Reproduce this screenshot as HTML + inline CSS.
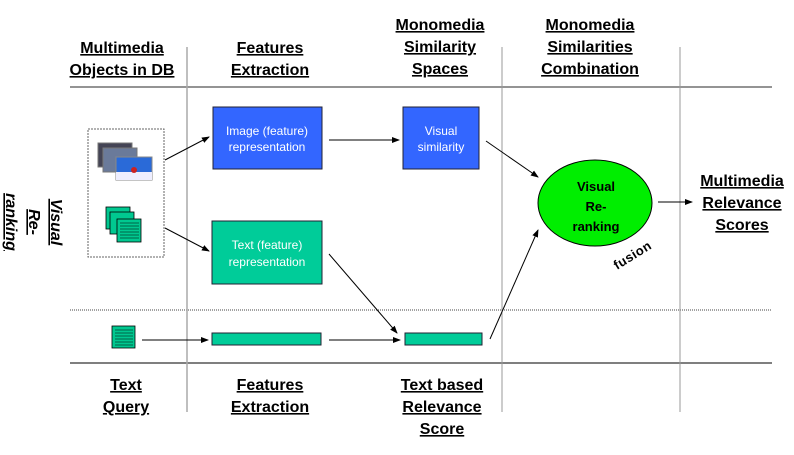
<!DOCTYPE html>
<html><head><style>
html,body{margin:0;padding:0;background:#fff;}
svg{display:block;}
.h{font-family:"Liberation Sans",Arial,sans-serif;font-weight:bold;font-size:16px;text-decoration:underline;fill:#000;}
.w{font-family:"Liberation Sans",Arial,sans-serif;font-size:12px;fill:#fff;}
</style></head><body>
<svg width="794" height="455" viewBox="0 0 794 455" xmlns="http://www.w3.org/2000/svg">
<defs>
<marker id="a" markerWidth="8" markerHeight="8" refX="7" refY="4" orient="auto" markerUnits="userSpaceOnUse">
<path d="M0,1 L8,4 L0,7 z" fill="#000"/></marker>
</defs>
<line x1="70" y1="87" x2="772" y2="87" stroke="#555" stroke-width="1.2"/>
<line x1="70" y1="363" x2="772" y2="363" stroke="#333" stroke-width="1.2"/>
<line x1="70" y1="310" x2="772" y2="310" stroke="#444" stroke-width="1" stroke-dasharray="1,1"/>
<line x1="187" y1="47" x2="187" y2="412" stroke="#aaa" stroke-width="1.5"/>
<line x1="502" y1="47" x2="502" y2="412" stroke="#999" stroke-width="1"/>
<line x1="680" y1="47" x2="680" y2="412" stroke="#999" stroke-width="1"/>
<g class="h" text-anchor="middle">
<text x="122" y="53">Multimedia</text><text x="122" y="75">Objects in DB</text>
<text x="270" y="53">Features</text><text x="270" y="75">Extraction</text>
<text x="440" y="30">Monomedia</text><text x="440" y="52">Similarity</text><text x="440" y="74">Spaces</text>
<text x="590" y="30">Monomedia</text><text x="590" y="52">Similarities</text><text x="590" y="74">Combination</text>
<text x="126" y="390">Text</text><text x="126" y="412">Query</text>
<text x="270" y="390">Features</text><text x="270" y="412">Extraction</text>
<text x="442" y="390">Text based</text><text x="442" y="412">Relevance</text><text x="442" y="434">Score</text>
<text x="742" y="186">Multimedia</text><text x="742" y="208">Relevance</text><text x="742" y="230">Scores</text>
</g>
<g class="h" font-style="italic" text-anchor="middle" font-size="18">
<text transform="translate(51,222) rotate(90)">Visual</text>
<text transform="translate(29,222) rotate(90)">Re-</text>
<text transform="translate(6,222) rotate(90)">ranking</text>
</g>
<rect x="88" y="129" width="76" height="128" fill="none" stroke="#666" stroke-width="1" stroke-dasharray="2,1"/>
<rect x="98" y="143" width="34" height="24" fill="#445" stroke="#777"/>
<rect x="103" y="148" width="34" height="24" fill="#6a7a9a" stroke="#777"/>
<rect x="116" y="157" width="36" height="23" fill="#2a6ad8" stroke="#888"/>
<rect x="116" y="172" width="36" height="8" fill="#eef"/>
<circle cx="134" cy="170" r="3" fill="#c22"/>
<g stroke="#000" stroke-width="0.8" fill="#00c890">
<rect x="106" y="207" width="24" height="22"/>
<rect x="110" y="212" width="24" height="22"/>
<rect x="117" y="219" width="24" height="23"/>
<rect x="112" y="326" width="23" height="22"/>
</g>
<g stroke="#000" stroke-width="0.6">
<line x1="120" y1="223" x2="139" y2="223"/><line x1="120" y1="226" x2="139" y2="226"/><line x1="120" y1="229" x2="139" y2="229"/><line x1="120" y1="232" x2="139" y2="232"/><line x1="120" y1="235" x2="139" y2="235"/><line x1="120" y1="238" x2="139" y2="238"/>
<line x1="115" y1="330" x2="133" y2="330"/><line x1="115" y1="333" x2="133" y2="333"/><line x1="115" y1="336" x2="133" y2="336"/><line x1="115" y1="339" x2="133" y2="339"/><line x1="115" y1="342" x2="133" y2="342"/><line x1="115" y1="345" x2="133" y2="345"/>
</g>
<rect x="213" y="107" width="109" height="62" fill="#3366ff" stroke="#223" stroke-width="1"/>
<text class="w" text-anchor="middle"><tspan x="267" y="135">Image (feature)</tspan><tspan x="267" y="151">representation</tspan></text>
<rect x="212" y="221" width="110" height="63" fill="#00cc99" stroke="#223" stroke-width="1"/>
<text class="w" text-anchor="middle"><tspan x="267" y="249">Text (feature)</tspan><tspan x="267" y="266">representation</tspan></text>
<rect x="403" y="107" width="76" height="62" fill="#3366ff" stroke="#223" stroke-width="1"/>
<text class="w" text-anchor="middle"><tspan x="441" y="135">Visual</tspan><tspan x="441" y="151">similarity</tspan></text>
<rect x="212" y="333" width="109" height="12" fill="#00cc99" stroke="#223" stroke-width="1"/>
<rect x="405" y="333" width="77" height="12" fill="#00cc99" stroke="#223" stroke-width="1"/>
<ellipse cx="595" cy="203" rx="57" ry="43" fill="#00ee00" stroke="#000" stroke-width="1"/>
<g font-family="Liberation Sans,Arial,sans-serif" font-weight="bold" font-size="13" text-anchor="middle">
<text x="596" y="191">Visual</text><text x="596" y="211">Re-</text><text x="596" y="231">ranking</text>
</g>
<text transform="translate(617,270) rotate(-32)" font-family="Liberation Sans,Arial,sans-serif" font-weight="bold" font-size="13" letter-spacing="0.5">fusion</text>
<g stroke="#000" stroke-width="1" fill="none" marker-end="url(#a)">
<line x1="165" y1="160" x2="209" y2="137"/>
<line x1="165" y1="228" x2="209" y2="251"/>
<line x1="329" y1="140" x2="399" y2="140"/>
<line x1="486" y1="141" x2="538" y2="177"/>
<line x1="329" y1="254" x2="397" y2="333"/>
<line x1="142" y1="340" x2="208" y2="340"/>
<line x1="329" y1="340" x2="400" y2="340"/>
<line x1="490" y1="339" x2="538" y2="230"/>
<line x1="658" y1="202" x2="692" y2="202"/>
</g>
</svg>
</body></html>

| Stated problem |
Write out every line above exactly as it is, leaving out the pictures.

| Result for this task |
Reproduce this screenshot as HTML + inline CSS.
<!DOCTYPE html>
<html><head><style>
html,body{margin:0;padding:0;background:#fff;}
svg{display:block;}
.h{font-family:"Liberation Sans",Arial,sans-serif;font-weight:bold;font-size:16px;text-decoration:underline;fill:#000;}
.w{font-family:"Liberation Sans",Arial,sans-serif;font-size:12px;fill:#fff;}
</style></head><body>
<svg width="794" height="455" viewBox="0 0 794 455" xmlns="http://www.w3.org/2000/svg">
<defs>
<marker id="a" markerWidth="8" markerHeight="8" refX="7" refY="4" orient="auto" markerUnits="userSpaceOnUse">
<path d="M0,1 L8,4 L0,7 z" fill="#000"/></marker>
</defs>
<line x1="70" y1="87" x2="772" y2="87" stroke="#555" stroke-width="1.2"/>
<line x1="70" y1="363" x2="772" y2="363" stroke="#333" stroke-width="1.2"/>
<line x1="70" y1="310" x2="772" y2="310" stroke="#444" stroke-width="1" stroke-dasharray="1,1"/>
<line x1="187" y1="47" x2="187" y2="412" stroke="#aaa" stroke-width="1.5"/>
<line x1="502" y1="47" x2="502" y2="412" stroke="#999" stroke-width="1"/>
<line x1="680" y1="47" x2="680" y2="412" stroke="#999" stroke-width="1"/>
<g class="h" text-anchor="middle">
<text x="122" y="53">Multimedia</text><text x="122" y="75">Objects in DB</text>
<text x="270" y="53">Features</text><text x="270" y="75">Extraction</text>
<text x="440" y="30">Monomedia</text><text x="440" y="52">Similarity</text><text x="440" y="74">Spaces</text>
<text x="590" y="30">Monomedia</text><text x="590" y="52">Similarities</text><text x="590" y="74">Combination</text>
<text x="126" y="390">Text</text><text x="126" y="412">Query</text>
<text x="270" y="390">Features</text><text x="270" y="412">Extraction</text>
<text x="442" y="390">Text based</text><text x="442" y="412">Relevance</text><text x="442" y="434">Score</text>
<text x="742" y="186">Multimedia</text><text x="742" y="208">Relevance</text><text x="742" y="230">Scores</text>
</g>
<g class="h" font-style="italic" text-anchor="middle" font-size="18">
<text transform="translate(51,222) rotate(90)">Visual</text>
<text transform="translate(29,222) rotate(90)">Re-</text>
<text transform="translate(6,222) rotate(90)">ranking</text>
</g>
<rect x="88" y="129" width="76" height="128" fill="none" stroke="#666" stroke-width="1" stroke-dasharray="2,1"/>
<rect x="98" y="143" width="34" height="24" fill="#445" stroke="#777"/>
<rect x="103" y="148" width="34" height="24" fill="#6a7a9a" stroke="#777"/>
<rect x="116" y="157" width="36" height="23" fill="#2a6ad8" stroke="#888"/>
<rect x="116" y="172" width="36" height="8" fill="#eef"/>
<circle cx="134" cy="170" r="3" fill="#c22"/>
<g stroke="#000" stroke-width="0.8" fill="#00c890">
<rect x="106" y="207" width="24" height="22"/>
<rect x="110" y="212" width="24" height="22"/>
<rect x="117" y="219" width="24" height="23"/>
<rect x="112" y="326" width="23" height="22"/>
</g>
<g stroke="#000" stroke-width="0.6">
<line x1="120" y1="223" x2="139" y2="223"/><line x1="120" y1="226" x2="139" y2="226"/><line x1="120" y1="229" x2="139" y2="229"/><line x1="120" y1="232" x2="139" y2="232"/><line x1="120" y1="235" x2="139" y2="235"/><line x1="120" y1="238" x2="139" y2="238"/>
<line x1="115" y1="330" x2="133" y2="330"/><line x1="115" y1="333" x2="133" y2="333"/><line x1="115" y1="336" x2="133" y2="336"/><line x1="115" y1="339" x2="133" y2="339"/><line x1="115" y1="342" x2="133" y2="342"/><line x1="115" y1="345" x2="133" y2="345"/>
</g>
<rect x="213" y="107" width="109" height="62" fill="#3366ff" stroke="#223" stroke-width="1"/>
<text class="w" text-anchor="middle"><tspan x="267" y="135">Image (feature)</tspan><tspan x="267" y="151">representation</tspan></text>
<rect x="212" y="221" width="110" height="63" fill="#00cc99" stroke="#223" stroke-width="1"/>
<text class="w" text-anchor="middle"><tspan x="267" y="249">Text (feature)</tspan><tspan x="267" y="266">representation</tspan></text>
<rect x="403" y="107" width="76" height="62" fill="#3366ff" stroke="#223" stroke-width="1"/>
<text class="w" text-anchor="middle"><tspan x="441" y="135">Visual</tspan><tspan x="441" y="151">similarity</tspan></text>
<rect x="212" y="333" width="109" height="12" fill="#00cc99" stroke="#223" stroke-width="1"/>
<rect x="405" y="333" width="77" height="12" fill="#00cc99" stroke="#223" stroke-width="1"/>
<ellipse cx="595" cy="203" rx="57" ry="43" fill="#00ee00" stroke="#000" stroke-width="1"/>
<g font-family="Liberation Sans,Arial,sans-serif" font-weight="bold" font-size="13" text-anchor="middle">
<text x="596" y="191">Visual</text><text x="596" y="211">Re-</text><text x="596" y="231">ranking</text>
</g>
<text transform="translate(617,270) rotate(-32)" font-family="Liberation Sans,Arial,sans-serif" font-weight="bold" font-size="13" letter-spacing="0.5">fusion</text>
<g stroke="#000" stroke-width="1" fill="none" marker-end="url(#a)">
<line x1="165" y1="160" x2="209" y2="137"/>
<line x1="165" y1="228" x2="209" y2="251"/>
<line x1="329" y1="140" x2="399" y2="140"/>
<line x1="486" y1="141" x2="538" y2="177"/>
<line x1="329" y1="254" x2="397" y2="333"/>
<line x1="142" y1="340" x2="208" y2="340"/>
<line x1="329" y1="340" x2="400" y2="340"/>
<line x1="490" y1="339" x2="538" y2="230"/>
<line x1="658" y1="202" x2="692" y2="202"/>
</g>
</svg>
</body></html>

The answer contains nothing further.